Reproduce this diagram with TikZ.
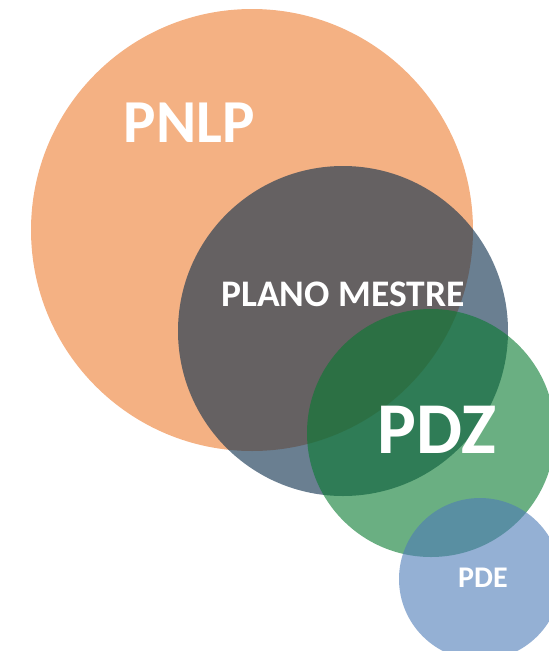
\documentclass[tikz,border=0pt]{standalone}
\usepackage{fontspec}
\setmainfont{Carlito}
\usepackage{tikz}

\definecolor{pnlpcol}{RGB}{237,125,49}
\definecolor{mestrecol}{RGB}{14,48,78}
\definecolor{pdzcol}{RGB}{7,122,47}
\definecolor{pdecol}{RGB}{77,123,183}

\tikzset{
  label/.style={text=white, inner sep=0pt, font=\bfseries},
}

\begin{document}
\begin{tikzpicture}[x=1pt, y=-1pt]
					\useasboundingbox (0,0) rectangle (549,651);
					\clip (0,0) rectangle (549,651);
					\coordinate (pnlp) at (252,230);
					\coordinate (mestre) at (343,331);
					\coordinate (pdz) at (431,433);
					\coordinate (pde) at (480,579);
					\fill[pnlpcol, fill opacity=0.6] (pnlp) circle (221); % Circles.
					\fill[mestrecol, fill opacity=0.62] (mestre) circle (165);
					\fill[pdzcol, fill opacity=0.6] (pdz) circle (124);
					\fill[pdecol, fill opacity=0.6] (pde) circle (81);
					
					\node[label, font=\bfseries\fontsize{61}{61}\selectfont] (tpnlp) at (189,123) {PNLP};
					\node[label, font=\bfseries\fontsize{37.5}{37.5}\selectfont] (tmestre) at (343,294) {PLANO MESTRE};
					\node[label, font=\bfseries\fontsize{73}{73}\selectfont] (tpdz) at (437,430) {PDZ};
					\node[label, font=\bfseries\fontsize{30}{30}\selectfont] (tpde) at (483,578) {PDE};
				\end{tikzpicture}
\end{document}
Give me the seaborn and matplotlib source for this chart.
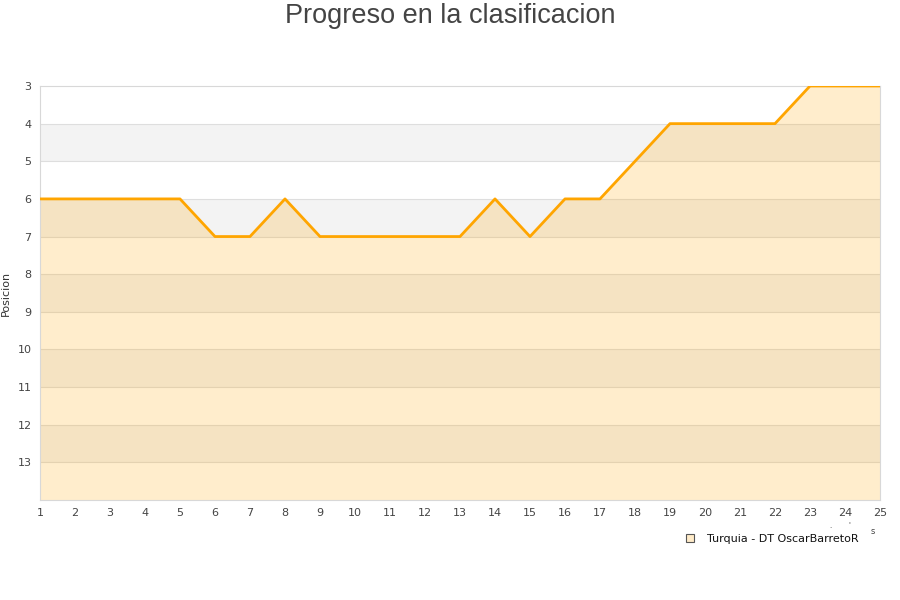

:: Required work ::
In the entries above, find each line with the string "this" and copy it.

:: The reply ::
Reproduce this diagram with TikZ.
Give me the seaborn and matplotlib source for this chart.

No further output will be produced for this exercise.